Wie können wir trotz Corona planen?

Prof. Lieb: Es kann stabilisierend wirken, wenn man in kleineren Schritten plant, sich zum Beispiel sagt, jetzt plane ich erst einmal für die nächste Woche, dann für die Zeit danach. Durch die kleineren Etappen können wir wieder mehr das Gefühl der Selbstwirksamkeit und der Kontrolle bekommen. Man sollte außerdem Pläne abhaken, die unrealistisch sind - zum Beispiel der Wunsch, mit der Großfamilie große Feste zu feiern. Stattdessen hilft es, konkret nach Alternativen zu suchen.

Wie können wir mit der neuen Situation umgehen?

Prof. Lieb: Es kann auch eine Chance sein: Denn wenn ich mal weniger planen kann, kann ich damit erkennen, es gibt auch noch andere wichtige Aspekte. Aus Ungeplantem kann auch etwas Kreatives entstehen. Die Menschen, die in der Krise auch Möglichkeiten sehen und etwas Positives darin sehen können, kommen auch besser damit zurecht.
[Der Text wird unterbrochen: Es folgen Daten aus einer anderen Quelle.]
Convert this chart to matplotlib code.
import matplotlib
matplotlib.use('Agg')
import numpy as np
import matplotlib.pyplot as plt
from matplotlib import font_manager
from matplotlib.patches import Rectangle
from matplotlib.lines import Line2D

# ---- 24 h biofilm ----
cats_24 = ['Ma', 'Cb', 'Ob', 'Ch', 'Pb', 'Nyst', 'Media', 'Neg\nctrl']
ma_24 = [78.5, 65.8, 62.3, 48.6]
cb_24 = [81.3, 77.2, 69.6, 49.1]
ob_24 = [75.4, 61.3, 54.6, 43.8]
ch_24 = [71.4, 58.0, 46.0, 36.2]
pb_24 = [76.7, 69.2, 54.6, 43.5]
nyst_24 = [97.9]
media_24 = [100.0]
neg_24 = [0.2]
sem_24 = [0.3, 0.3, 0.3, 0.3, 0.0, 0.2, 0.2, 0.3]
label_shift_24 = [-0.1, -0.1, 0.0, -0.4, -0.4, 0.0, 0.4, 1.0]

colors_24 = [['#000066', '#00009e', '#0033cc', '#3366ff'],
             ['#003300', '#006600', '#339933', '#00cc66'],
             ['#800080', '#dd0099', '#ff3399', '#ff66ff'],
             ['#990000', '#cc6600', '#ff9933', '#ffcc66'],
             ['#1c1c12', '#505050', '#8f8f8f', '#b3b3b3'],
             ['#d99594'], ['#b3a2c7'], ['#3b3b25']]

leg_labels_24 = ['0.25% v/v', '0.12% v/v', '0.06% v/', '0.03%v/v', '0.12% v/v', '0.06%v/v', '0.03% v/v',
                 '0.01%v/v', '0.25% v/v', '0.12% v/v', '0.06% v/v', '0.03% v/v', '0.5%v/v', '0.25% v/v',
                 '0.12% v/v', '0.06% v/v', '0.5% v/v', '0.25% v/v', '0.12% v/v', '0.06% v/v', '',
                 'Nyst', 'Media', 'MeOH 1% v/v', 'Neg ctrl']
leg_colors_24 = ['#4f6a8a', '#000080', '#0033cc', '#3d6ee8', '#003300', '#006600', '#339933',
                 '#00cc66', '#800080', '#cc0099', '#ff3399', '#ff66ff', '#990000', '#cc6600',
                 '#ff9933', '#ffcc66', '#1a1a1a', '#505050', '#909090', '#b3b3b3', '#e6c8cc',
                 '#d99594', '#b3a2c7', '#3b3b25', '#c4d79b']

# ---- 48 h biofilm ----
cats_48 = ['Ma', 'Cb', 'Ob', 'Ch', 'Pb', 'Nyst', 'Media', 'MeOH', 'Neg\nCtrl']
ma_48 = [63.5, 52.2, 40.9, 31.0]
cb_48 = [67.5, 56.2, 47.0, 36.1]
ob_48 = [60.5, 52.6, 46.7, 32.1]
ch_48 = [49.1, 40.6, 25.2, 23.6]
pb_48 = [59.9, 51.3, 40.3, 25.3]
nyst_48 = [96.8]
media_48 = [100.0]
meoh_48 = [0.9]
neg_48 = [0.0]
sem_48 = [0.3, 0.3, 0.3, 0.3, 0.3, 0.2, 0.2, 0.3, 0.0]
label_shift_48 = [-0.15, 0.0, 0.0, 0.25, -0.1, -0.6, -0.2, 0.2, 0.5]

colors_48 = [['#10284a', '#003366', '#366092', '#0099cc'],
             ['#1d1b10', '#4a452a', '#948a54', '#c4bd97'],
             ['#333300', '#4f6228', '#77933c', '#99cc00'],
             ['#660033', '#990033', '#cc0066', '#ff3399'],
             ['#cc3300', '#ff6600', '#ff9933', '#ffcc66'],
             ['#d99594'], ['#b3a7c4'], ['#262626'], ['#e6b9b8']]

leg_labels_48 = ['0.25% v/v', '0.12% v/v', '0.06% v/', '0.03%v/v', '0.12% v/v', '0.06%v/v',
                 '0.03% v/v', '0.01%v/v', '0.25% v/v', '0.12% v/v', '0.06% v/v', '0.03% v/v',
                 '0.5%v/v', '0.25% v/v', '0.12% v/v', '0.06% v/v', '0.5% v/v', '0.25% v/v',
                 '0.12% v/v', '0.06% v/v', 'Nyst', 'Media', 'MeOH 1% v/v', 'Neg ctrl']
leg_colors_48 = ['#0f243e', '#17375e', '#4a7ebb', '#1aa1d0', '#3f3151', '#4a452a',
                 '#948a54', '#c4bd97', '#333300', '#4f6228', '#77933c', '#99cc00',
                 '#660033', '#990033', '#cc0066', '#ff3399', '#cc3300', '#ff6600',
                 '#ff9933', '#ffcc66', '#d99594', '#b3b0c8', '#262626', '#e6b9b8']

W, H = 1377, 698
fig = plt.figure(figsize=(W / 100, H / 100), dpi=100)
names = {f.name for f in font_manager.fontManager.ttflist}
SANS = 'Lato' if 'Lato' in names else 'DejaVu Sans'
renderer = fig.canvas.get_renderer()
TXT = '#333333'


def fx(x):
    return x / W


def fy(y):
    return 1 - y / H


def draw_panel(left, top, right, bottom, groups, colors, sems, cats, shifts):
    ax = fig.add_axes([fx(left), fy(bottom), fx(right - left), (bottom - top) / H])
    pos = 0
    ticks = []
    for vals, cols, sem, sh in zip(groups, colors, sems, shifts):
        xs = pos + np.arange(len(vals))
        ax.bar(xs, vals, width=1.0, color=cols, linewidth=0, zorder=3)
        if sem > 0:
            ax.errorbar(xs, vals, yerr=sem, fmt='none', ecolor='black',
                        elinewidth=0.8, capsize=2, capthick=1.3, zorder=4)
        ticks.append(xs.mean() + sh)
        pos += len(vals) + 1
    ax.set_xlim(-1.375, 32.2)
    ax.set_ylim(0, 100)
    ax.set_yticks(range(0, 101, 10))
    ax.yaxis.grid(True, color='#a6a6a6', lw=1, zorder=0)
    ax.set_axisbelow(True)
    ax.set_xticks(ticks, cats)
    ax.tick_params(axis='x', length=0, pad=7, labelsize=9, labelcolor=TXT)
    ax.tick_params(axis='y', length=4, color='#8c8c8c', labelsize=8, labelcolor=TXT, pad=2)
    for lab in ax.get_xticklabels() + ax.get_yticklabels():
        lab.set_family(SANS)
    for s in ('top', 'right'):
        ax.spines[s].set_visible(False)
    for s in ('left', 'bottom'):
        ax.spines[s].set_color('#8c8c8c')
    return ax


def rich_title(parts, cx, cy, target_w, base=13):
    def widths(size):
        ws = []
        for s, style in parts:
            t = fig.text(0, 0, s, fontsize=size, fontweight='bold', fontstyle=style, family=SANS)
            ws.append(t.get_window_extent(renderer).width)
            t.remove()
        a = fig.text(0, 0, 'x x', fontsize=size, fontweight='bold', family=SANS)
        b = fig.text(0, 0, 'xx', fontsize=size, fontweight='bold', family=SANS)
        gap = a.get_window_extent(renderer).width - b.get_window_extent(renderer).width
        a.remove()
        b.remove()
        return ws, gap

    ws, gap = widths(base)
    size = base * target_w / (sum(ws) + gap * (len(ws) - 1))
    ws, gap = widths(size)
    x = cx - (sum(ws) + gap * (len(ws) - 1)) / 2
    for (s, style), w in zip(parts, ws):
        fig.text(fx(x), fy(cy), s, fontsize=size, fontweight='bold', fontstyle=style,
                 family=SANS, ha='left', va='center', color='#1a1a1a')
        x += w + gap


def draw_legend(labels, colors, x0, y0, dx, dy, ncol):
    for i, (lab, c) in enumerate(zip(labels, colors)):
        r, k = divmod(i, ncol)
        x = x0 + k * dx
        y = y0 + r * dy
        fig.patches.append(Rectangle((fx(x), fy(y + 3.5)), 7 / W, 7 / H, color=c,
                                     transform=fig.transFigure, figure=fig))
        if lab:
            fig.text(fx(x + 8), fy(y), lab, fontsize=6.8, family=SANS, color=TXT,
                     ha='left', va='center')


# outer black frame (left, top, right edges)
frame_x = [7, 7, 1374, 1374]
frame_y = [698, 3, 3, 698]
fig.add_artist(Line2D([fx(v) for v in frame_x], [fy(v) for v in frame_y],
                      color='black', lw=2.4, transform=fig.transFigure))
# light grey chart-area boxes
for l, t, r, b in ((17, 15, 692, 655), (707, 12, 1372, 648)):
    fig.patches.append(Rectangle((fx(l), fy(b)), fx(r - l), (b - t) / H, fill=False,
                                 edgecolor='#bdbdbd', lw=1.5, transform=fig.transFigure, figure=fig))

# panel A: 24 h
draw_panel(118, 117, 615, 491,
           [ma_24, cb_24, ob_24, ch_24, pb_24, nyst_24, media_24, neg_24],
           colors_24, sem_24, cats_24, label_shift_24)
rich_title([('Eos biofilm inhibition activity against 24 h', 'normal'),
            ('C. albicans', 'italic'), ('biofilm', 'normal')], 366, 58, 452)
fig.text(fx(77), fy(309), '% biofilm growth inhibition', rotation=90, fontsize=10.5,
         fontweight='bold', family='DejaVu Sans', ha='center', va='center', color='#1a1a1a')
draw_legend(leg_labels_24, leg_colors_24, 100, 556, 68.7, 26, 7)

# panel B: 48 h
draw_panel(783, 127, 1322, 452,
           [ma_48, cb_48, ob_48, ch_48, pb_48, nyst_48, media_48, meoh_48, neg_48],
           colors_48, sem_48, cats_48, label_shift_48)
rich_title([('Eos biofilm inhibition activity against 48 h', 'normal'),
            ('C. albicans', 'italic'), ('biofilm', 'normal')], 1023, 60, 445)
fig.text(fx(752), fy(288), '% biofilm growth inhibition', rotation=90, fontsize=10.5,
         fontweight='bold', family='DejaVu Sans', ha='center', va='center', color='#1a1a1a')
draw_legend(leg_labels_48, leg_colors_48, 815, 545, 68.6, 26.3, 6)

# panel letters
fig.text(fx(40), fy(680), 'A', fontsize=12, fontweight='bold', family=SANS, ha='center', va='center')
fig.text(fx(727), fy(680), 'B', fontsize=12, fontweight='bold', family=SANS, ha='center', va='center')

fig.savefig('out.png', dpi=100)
Damit aus dauerhaftem Stress und dauerhafter Überlastung keine psychischen Erkrankungen werden, haben das Bundesministerium für Arbeit und Soziales (BMAS), das Bundesministerium für Gesundheit (BMG) und das Bundesministerium für Familie, Senioren, Frauen und Jugend (BMFSFJ) sowie zentrale Akteure und Akteurinnen aus dem Bereich der Prävention eine gemeinsame Initiative - die Offensive Psychische Gesundheit - gestartet.